Start STORED DATA
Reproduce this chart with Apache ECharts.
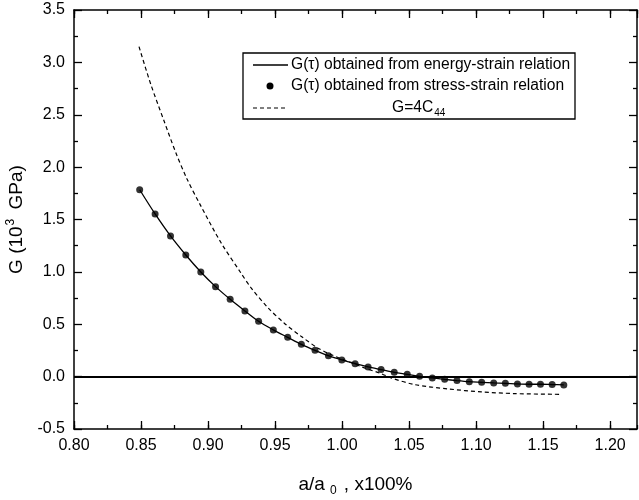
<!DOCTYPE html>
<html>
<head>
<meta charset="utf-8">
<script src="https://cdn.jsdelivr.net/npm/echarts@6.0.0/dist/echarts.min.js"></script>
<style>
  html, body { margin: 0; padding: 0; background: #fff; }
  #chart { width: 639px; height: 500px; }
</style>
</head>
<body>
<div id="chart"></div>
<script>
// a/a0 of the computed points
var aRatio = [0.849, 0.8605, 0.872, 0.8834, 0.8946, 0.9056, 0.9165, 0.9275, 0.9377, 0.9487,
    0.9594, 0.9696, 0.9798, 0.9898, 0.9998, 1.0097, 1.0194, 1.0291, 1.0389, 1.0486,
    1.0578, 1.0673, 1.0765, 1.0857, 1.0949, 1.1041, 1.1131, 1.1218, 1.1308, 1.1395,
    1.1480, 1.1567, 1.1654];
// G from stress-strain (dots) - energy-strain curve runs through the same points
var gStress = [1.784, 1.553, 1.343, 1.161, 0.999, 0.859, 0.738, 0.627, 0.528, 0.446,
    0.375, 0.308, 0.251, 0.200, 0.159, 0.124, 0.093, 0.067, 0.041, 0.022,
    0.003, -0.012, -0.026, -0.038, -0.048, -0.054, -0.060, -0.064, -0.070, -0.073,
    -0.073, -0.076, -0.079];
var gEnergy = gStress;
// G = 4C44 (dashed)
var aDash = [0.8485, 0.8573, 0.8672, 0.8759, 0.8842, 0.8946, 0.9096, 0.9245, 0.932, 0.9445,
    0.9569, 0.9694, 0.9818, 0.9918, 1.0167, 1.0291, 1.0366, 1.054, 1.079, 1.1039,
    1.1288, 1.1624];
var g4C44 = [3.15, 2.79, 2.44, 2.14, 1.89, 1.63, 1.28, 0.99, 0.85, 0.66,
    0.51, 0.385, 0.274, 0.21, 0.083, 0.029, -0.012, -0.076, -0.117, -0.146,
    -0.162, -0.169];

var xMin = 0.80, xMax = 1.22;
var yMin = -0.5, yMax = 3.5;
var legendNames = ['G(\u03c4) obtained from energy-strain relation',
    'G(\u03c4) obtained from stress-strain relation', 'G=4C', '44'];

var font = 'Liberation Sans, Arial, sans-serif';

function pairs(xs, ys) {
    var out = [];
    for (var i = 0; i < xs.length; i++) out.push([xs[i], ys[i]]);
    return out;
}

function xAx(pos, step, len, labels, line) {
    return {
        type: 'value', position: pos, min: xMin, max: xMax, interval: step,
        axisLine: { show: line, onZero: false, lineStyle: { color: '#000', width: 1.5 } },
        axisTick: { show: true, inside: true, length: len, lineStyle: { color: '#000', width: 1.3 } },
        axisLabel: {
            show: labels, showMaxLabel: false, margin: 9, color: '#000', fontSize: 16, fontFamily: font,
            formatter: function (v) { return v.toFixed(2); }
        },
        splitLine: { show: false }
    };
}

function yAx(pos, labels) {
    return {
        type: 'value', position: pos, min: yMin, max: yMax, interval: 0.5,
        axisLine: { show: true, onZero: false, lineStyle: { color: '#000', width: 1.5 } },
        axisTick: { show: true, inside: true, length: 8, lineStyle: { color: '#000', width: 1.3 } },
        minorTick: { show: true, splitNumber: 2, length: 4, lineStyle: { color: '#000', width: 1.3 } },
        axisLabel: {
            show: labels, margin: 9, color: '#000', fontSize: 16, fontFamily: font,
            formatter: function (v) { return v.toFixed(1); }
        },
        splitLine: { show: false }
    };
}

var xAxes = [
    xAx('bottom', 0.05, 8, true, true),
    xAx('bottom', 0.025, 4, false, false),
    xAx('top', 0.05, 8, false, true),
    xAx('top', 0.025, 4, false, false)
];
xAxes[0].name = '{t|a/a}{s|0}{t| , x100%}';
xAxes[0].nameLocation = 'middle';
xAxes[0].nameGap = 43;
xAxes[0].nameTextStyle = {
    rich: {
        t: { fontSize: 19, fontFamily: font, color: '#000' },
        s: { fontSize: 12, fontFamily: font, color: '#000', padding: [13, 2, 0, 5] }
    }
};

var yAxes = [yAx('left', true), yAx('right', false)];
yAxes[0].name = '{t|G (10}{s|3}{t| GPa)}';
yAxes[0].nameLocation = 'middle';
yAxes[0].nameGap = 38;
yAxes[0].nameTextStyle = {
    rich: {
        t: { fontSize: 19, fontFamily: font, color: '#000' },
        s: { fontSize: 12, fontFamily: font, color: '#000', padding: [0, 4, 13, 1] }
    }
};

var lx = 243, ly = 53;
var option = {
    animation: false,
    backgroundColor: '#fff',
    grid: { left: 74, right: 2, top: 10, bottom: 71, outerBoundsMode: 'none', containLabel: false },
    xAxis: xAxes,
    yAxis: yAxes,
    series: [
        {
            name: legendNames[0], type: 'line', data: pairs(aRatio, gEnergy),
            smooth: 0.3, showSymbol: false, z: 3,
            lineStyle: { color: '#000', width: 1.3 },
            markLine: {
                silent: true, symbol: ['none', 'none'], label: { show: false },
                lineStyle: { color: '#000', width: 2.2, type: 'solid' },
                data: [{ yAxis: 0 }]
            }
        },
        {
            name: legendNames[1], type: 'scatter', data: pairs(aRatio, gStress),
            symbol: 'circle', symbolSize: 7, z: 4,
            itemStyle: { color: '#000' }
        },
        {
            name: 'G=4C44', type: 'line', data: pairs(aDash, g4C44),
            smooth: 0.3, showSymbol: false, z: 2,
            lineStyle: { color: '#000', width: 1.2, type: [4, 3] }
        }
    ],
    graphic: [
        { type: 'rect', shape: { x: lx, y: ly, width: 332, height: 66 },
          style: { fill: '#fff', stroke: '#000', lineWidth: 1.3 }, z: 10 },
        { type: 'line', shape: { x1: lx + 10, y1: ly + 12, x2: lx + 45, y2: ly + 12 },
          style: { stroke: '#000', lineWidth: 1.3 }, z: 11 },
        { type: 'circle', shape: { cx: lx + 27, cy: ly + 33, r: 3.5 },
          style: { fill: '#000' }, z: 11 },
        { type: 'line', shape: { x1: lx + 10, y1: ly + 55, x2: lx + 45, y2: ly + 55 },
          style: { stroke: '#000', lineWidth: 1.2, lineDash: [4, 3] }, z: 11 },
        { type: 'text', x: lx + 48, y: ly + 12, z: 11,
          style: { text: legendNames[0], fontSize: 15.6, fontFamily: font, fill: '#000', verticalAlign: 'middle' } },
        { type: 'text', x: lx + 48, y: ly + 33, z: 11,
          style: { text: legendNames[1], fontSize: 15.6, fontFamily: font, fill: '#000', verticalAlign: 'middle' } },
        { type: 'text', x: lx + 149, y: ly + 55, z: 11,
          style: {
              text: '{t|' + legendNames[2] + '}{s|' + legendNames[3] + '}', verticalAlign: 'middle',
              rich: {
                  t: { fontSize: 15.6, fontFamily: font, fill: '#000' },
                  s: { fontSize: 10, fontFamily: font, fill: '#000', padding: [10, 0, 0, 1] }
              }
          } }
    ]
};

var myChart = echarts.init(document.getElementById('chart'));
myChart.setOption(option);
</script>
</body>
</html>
End STORED DATA
REQUIREMENTS: Quote everything in the listing above exactly; pictures are the only thing to omit.

SOLUTION FOR THIS EXERCISE:
Reproduce this chart with Apache ECharts.
<!DOCTYPE html>
<html>
<head>
<meta charset="utf-8">
<script src="https://cdn.jsdelivr.net/npm/echarts@6.0.0/dist/echarts.min.js"></script>
<style>
  html, body { margin: 0; padding: 0; background: #fff; }
  #chart { width: 639px; height: 500px; }
</style>
</head>
<body>
<div id="chart"></div>
<script>
// a/a0 of the computed points
var aRatio = [0.849, 0.8605, 0.872, 0.8834, 0.8946, 0.9056, 0.9165, 0.9275, 0.9377, 0.9487,
    0.9594, 0.9696, 0.9798, 0.9898, 0.9998, 1.0097, 1.0194, 1.0291, 1.0389, 1.0486,
    1.0578, 1.0673, 1.0765, 1.0857, 1.0949, 1.1041, 1.1131, 1.1218, 1.1308, 1.1395,
    1.1480, 1.1567, 1.1654];
// G from stress-strain (dots) - energy-strain curve runs through the same points
var gStress = [1.784, 1.553, 1.343, 1.161, 0.999, 0.859, 0.738, 0.627, 0.528, 0.446,
    0.375, 0.308, 0.251, 0.200, 0.159, 0.124, 0.093, 0.067, 0.041, 0.022,
    0.003, -0.012, -0.026, -0.038, -0.048, -0.054, -0.060, -0.064, -0.070, -0.073,
    -0.073, -0.076, -0.079];
var gEnergy = gStress;
// G = 4C44 (dashed)
var aDash = [0.8485, 0.8573, 0.8672, 0.8759, 0.8842, 0.8946, 0.9096, 0.9245, 0.932, 0.9445,
    0.9569, 0.9694, 0.9818, 0.9918, 1.0167, 1.0291, 1.0366, 1.054, 1.079, 1.1039,
    1.1288, 1.1624];
var g4C44 = [3.15, 2.79, 2.44, 2.14, 1.89, 1.63, 1.28, 0.99, 0.85, 0.66,
    0.51, 0.385, 0.274, 0.21, 0.083, 0.029, -0.012, -0.076, -0.117, -0.146,
    -0.162, -0.169];

var xMin = 0.80, xMax = 1.22;
var yMin = -0.5, yMax = 3.5;
var legendNames = ['G(\u03c4) obtained from energy-strain relation',
    'G(\u03c4) obtained from stress-strain relation', 'G=4C', '44'];

var font = 'Liberation Sans, Arial, sans-serif';

function pairs(xs, ys) {
    var out = [];
    for (var i = 0; i < xs.length; i++) out.push([xs[i], ys[i]]);
    return out;
}

function xAx(pos, step, len, labels, line) {
    return {
        type: 'value', position: pos, min: xMin, max: xMax, interval: step,
        axisLine: { show: line, onZero: false, lineStyle: { color: '#000', width: 1.5 } },
        axisTick: { show: true, inside: true, length: len, lineStyle: { color: '#000', width: 1.3 } },
        axisLabel: {
            show: labels, showMaxLabel: false, margin: 9, color: '#000', fontSize: 16, fontFamily: font,
            formatter: function (v) { return v.toFixed(2); }
        },
        splitLine: { show: false }
    };
}

function yAx(pos, labels) {
    return {
        type: 'value', position: pos, min: yMin, max: yMax, interval: 0.5,
        axisLine: { show: true, onZero: false, lineStyle: { color: '#000', width: 1.5 } },
        axisTick: { show: true, inside: true, length: 8, lineStyle: { color: '#000', width: 1.3 } },
        minorTick: { show: true, splitNumber: 2, length: 4, lineStyle: { color: '#000', width: 1.3 } },
        axisLabel: {
            show: labels, margin: 9, color: '#000', fontSize: 16, fontFamily: font,
            formatter: function (v) { return v.toFixed(1); }
        },
        splitLine: { show: false }
    };
}

var xAxes = [
    xAx('bottom', 0.05, 8, true, true),
    xAx('bottom', 0.025, 4, false, false),
    xAx('top', 0.05, 8, false, true),
    xAx('top', 0.025, 4, false, false)
];
xAxes[0].name = '{t|a/a}{s|0}{t| , x100%}';
xAxes[0].nameLocation = 'middle';
xAxes[0].nameGap = 43;
xAxes[0].nameTextStyle = {
    rich: {
        t: { fontSize: 19, fontFamily: font, color: '#000' },
        s: { fontSize: 12, fontFamily: font, color: '#000', padding: [13, 2, 0, 5] }
    }
};

var yAxes = [yAx('left', true), yAx('right', false)];
yAxes[0].name = '{t|G (10}{s|3}{t| GPa)}';
yAxes[0].nameLocation = 'middle';
yAxes[0].nameGap = 38;
yAxes[0].nameTextStyle = {
    rich: {
        t: { fontSize: 19, fontFamily: font, color: '#000' },
        s: { fontSize: 12, fontFamily: font, color: '#000', padding: [0, 4, 13, 1] }
    }
};

var lx = 243, ly = 53;
var option = {
    animation: false,
    backgroundColor: '#fff',
    grid: { left: 74, right: 2, top: 10, bottom: 71, outerBoundsMode: 'none', containLabel: false },
    xAxis: xAxes,
    yAxis: yAxes,
    series: [
        {
            name: legendNames[0], type: 'line', data: pairs(aRatio, gEnergy),
            smooth: 0.3, showSymbol: false, z: 3,
            lineStyle: { color: '#000', width: 1.3 },
            markLine: {
                silent: true, symbol: ['none', 'none'], label: { show: false },
                lineStyle: { color: '#000', width: 2.2, type: 'solid' },
                data: [{ yAxis: 0 }]
            }
        },
        {
            name: legendNames[1], type: 'scatter', data: pairs(aRatio, gStress),
            symbol: 'circle', symbolSize: 7, z: 4,
            itemStyle: { color: '#000' }
        },
        {
            name: 'G=4C44', type: 'line', data: pairs(aDash, g4C44),
            smooth: 0.3, showSymbol: false, z: 2,
            lineStyle: { color: '#000', width: 1.2, type: [4, 3] }
        }
    ],
    graphic: [
        { type: 'rect', shape: { x: lx, y: ly, width: 332, height: 66 },
          style: { fill: '#fff', stroke: '#000', lineWidth: 1.3 }, z: 10 },
        { type: 'line', shape: { x1: lx + 10, y1: ly + 12, x2: lx + 45, y2: ly + 12 },
          style: { stroke: '#000', lineWidth: 1.3 }, z: 11 },
        { type: 'circle', shape: { cx: lx + 27, cy: ly + 33, r: 3.5 },
          style: { fill: '#000' }, z: 11 },
        { type: 'line', shape: { x1: lx + 10, y1: ly + 55, x2: lx + 45, y2: ly + 55 },
          style: { stroke: '#000', lineWidth: 1.2, lineDash: [4, 3] }, z: 11 },
        { type: 'text', x: lx + 48, y: ly + 12, z: 11,
          style: { text: legendNames[0], fontSize: 15.6, fontFamily: font, fill: '#000', verticalAlign: 'middle' } },
        { type: 'text', x: lx + 48, y: ly + 33, z: 11,
          style: { text: legendNames[1], fontSize: 15.6, fontFamily: font, fill: '#000', verticalAlign: 'middle' } },
        { type: 'text', x: lx + 149, y: ly + 55, z: 11,
          style: {
              text: '{t|' + legendNames[2] + '}{s|' + legendNames[3] + '}', verticalAlign: 'middle',
              rich: {
                  t: { fontSize: 15.6, fontFamily: font, fill: '#000' },
                  s: { fontSize: 10, fontFamily: font, fill: '#000', padding: [10, 0, 0, 1] }
              }
          } }
    ]
};

var myChart = echarts.init(document.getElementById('chart'));
myChart.setOption(option);
</script>
</body>
</html>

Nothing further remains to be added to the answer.